Retype the opening lines of the listing below, ending with the line that contains "const tickData = (maj, min)", and leave out any pictures.

● ● ● ● ● ● ●

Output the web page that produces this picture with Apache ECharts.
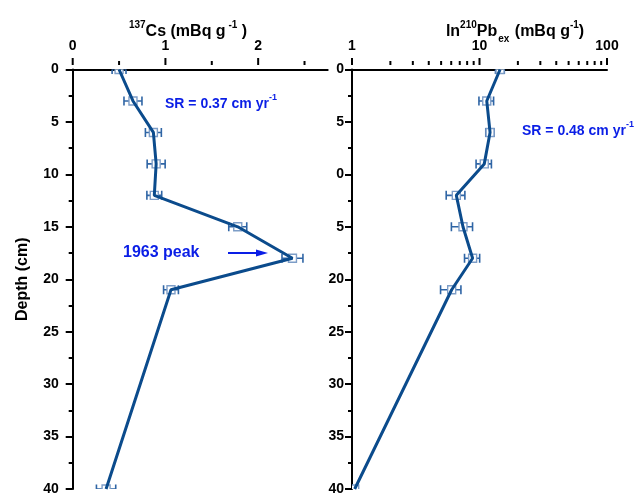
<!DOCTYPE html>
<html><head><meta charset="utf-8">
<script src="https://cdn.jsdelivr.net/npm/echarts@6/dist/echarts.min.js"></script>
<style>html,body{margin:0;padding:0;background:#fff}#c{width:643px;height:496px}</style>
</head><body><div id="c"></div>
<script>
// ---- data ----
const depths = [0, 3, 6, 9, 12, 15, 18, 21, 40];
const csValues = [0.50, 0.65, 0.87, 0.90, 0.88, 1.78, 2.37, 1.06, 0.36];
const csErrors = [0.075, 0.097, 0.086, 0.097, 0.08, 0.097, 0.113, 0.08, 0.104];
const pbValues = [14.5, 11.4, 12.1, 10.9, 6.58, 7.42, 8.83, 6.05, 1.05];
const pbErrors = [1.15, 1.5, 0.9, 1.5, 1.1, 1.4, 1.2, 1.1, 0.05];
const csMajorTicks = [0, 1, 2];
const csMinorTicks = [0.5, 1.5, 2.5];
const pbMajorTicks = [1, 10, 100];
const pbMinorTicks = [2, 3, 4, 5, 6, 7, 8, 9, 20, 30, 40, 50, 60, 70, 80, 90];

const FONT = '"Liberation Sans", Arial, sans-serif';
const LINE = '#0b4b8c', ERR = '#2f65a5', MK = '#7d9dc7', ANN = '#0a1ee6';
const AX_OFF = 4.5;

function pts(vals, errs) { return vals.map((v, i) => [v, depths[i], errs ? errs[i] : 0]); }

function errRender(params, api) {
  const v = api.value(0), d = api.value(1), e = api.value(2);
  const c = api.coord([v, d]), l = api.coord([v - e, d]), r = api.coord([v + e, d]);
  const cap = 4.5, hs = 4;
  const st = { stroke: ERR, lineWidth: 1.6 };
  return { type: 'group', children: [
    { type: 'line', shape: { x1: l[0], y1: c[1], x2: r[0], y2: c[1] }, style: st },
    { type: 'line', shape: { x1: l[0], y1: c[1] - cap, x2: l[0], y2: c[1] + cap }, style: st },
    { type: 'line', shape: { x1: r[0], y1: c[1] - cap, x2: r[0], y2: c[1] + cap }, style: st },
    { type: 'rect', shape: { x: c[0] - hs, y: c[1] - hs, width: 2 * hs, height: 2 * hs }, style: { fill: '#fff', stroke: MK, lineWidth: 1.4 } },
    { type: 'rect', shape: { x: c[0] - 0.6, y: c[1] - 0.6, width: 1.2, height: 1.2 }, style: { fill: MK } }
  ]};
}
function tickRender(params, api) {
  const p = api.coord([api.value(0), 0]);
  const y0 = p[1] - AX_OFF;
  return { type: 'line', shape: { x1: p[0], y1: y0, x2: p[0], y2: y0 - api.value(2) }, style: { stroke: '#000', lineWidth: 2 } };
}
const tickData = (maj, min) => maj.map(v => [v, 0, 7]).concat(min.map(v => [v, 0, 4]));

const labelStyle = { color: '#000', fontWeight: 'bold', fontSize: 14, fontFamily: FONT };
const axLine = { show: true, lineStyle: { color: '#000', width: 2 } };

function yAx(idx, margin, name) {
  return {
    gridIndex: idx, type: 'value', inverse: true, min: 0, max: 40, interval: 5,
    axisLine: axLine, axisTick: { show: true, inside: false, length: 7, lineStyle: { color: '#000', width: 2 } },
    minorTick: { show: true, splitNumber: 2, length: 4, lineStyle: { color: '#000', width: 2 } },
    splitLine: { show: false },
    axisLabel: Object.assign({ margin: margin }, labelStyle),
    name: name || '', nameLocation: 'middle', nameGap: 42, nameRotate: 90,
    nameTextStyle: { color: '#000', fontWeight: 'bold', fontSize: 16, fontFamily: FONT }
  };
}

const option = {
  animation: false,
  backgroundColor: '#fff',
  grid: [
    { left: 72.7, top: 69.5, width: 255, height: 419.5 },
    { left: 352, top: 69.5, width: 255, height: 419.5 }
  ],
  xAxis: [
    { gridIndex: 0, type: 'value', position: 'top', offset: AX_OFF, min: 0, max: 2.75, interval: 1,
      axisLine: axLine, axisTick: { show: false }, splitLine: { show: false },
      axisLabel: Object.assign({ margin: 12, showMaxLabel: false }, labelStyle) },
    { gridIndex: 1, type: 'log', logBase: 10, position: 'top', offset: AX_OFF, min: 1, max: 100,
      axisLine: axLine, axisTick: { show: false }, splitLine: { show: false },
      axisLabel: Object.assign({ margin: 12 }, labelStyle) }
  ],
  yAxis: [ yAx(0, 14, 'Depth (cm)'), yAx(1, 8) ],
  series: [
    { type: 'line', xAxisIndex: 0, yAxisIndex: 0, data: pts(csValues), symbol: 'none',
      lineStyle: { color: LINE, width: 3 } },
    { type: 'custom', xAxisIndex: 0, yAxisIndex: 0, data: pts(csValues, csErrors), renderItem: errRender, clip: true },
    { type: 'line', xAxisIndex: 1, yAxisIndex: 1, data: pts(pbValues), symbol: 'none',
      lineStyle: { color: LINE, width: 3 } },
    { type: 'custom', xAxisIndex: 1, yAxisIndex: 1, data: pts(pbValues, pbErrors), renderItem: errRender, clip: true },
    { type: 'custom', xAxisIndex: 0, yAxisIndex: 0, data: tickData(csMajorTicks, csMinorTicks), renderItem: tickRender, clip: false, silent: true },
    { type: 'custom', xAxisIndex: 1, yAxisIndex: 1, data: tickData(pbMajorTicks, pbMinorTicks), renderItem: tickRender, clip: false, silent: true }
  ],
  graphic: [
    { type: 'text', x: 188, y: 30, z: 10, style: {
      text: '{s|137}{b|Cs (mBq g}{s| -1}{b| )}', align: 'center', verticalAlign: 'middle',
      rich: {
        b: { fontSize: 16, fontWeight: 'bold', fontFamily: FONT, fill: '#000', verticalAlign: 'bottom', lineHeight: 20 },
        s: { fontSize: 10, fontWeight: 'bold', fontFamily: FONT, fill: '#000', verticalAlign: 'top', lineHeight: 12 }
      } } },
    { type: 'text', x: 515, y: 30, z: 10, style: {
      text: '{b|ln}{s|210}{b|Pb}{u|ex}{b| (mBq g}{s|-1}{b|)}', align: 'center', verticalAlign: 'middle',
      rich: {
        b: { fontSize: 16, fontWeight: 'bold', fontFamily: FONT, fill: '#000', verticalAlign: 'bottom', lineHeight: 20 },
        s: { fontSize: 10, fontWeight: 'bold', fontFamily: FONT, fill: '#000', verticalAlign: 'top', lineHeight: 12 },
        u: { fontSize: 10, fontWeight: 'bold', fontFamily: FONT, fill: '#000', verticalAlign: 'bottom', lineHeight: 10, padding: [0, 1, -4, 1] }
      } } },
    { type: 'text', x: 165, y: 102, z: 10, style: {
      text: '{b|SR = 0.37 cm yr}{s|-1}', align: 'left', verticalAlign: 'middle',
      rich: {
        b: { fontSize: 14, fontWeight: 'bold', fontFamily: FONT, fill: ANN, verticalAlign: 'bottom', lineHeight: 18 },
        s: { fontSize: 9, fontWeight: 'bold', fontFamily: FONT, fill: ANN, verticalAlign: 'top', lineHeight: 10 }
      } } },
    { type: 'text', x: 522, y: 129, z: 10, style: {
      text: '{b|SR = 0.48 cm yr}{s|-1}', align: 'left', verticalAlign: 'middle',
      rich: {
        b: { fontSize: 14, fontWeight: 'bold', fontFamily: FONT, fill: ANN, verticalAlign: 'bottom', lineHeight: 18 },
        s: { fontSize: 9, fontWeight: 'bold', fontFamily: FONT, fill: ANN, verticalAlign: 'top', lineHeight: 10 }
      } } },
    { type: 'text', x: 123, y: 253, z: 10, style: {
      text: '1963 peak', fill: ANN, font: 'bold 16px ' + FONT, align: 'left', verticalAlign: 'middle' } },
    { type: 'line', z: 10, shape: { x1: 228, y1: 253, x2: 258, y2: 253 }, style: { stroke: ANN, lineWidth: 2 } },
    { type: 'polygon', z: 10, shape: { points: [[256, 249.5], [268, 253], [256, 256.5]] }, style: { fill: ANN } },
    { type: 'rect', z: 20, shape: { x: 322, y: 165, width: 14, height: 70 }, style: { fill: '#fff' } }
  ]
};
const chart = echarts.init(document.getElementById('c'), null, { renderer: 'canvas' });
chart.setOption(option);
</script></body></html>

● ● ● ● ● ● ●

Response below:
Output the web page that produces this picture with Apache ECharts.
<!DOCTYPE html>
<html><head><meta charset="utf-8">
<script src="https://cdn.jsdelivr.net/npm/echarts@6/dist/echarts.min.js"></script>
<style>html,body{margin:0;padding:0;background:#fff}#c{width:643px;height:496px}</style>
</head><body><div id="c"></div>
<script>
// ---- data ----
const depths = [0, 3, 6, 9, 12, 15, 18, 21, 40];
const csValues = [0.50, 0.65, 0.87, 0.90, 0.88, 1.78, 2.37, 1.06, 0.36];
const csErrors = [0.075, 0.097, 0.086, 0.097, 0.08, 0.097, 0.113, 0.08, 0.104];
const pbValues = [14.5, 11.4, 12.1, 10.9, 6.58, 7.42, 8.83, 6.05, 1.05];
const pbErrors = [1.15, 1.5, 0.9, 1.5, 1.1, 1.4, 1.2, 1.1, 0.05];
const csMajorTicks = [0, 1, 2];
const csMinorTicks = [0.5, 1.5, 2.5];
const pbMajorTicks = [1, 10, 100];
const pbMinorTicks = [2, 3, 4, 5, 6, 7, 8, 9, 20, 30, 40, 50, 60, 70, 80, 90];

const FONT = '"Liberation Sans", Arial, sans-serif';
const LINE = '#0b4b8c', ERR = '#2f65a5', MK = '#7d9dc7', ANN = '#0a1ee6';
const AX_OFF = 4.5;

function pts(vals, errs) { return vals.map((v, i) => [v, depths[i], errs ? errs[i] : 0]); }

function errRender(params, api) {
  const v = api.value(0), d = api.value(1), e = api.value(2);
  const c = api.coord([v, d]), l = api.coord([v - e, d]), r = api.coord([v + e, d]);
  const cap = 4.5, hs = 4;
  const st = { stroke: ERR, lineWidth: 1.6 };
  return { type: 'group', children: [
    { type: 'line', shape: { x1: l[0], y1: c[1], x2: r[0], y2: c[1] }, style: st },
    { type: 'line', shape: { x1: l[0], y1: c[1] - cap, x2: l[0], y2: c[1] + cap }, style: st },
    { type: 'line', shape: { x1: r[0], y1: c[1] - cap, x2: r[0], y2: c[1] + cap }, style: st },
    { type: 'rect', shape: { x: c[0] - hs, y: c[1] - hs, width: 2 * hs, height: 2 * hs }, style: { fill: '#fff', stroke: MK, lineWidth: 1.4 } },
    { type: 'rect', shape: { x: c[0] - 0.6, y: c[1] - 0.6, width: 1.2, height: 1.2 }, style: { fill: MK } }
  ]};
}
function tickRender(params, api) {
  const p = api.coord([api.value(0), 0]);
  const y0 = p[1] - AX_OFF;
  return { type: 'line', shape: { x1: p[0], y1: y0, x2: p[0], y2: y0 - api.value(2) }, style: { stroke: '#000', lineWidth: 2 } };
}
const tickData = (maj, min) => maj.map(v => [v, 0, 7]).concat(min.map(v => [v, 0, 4]));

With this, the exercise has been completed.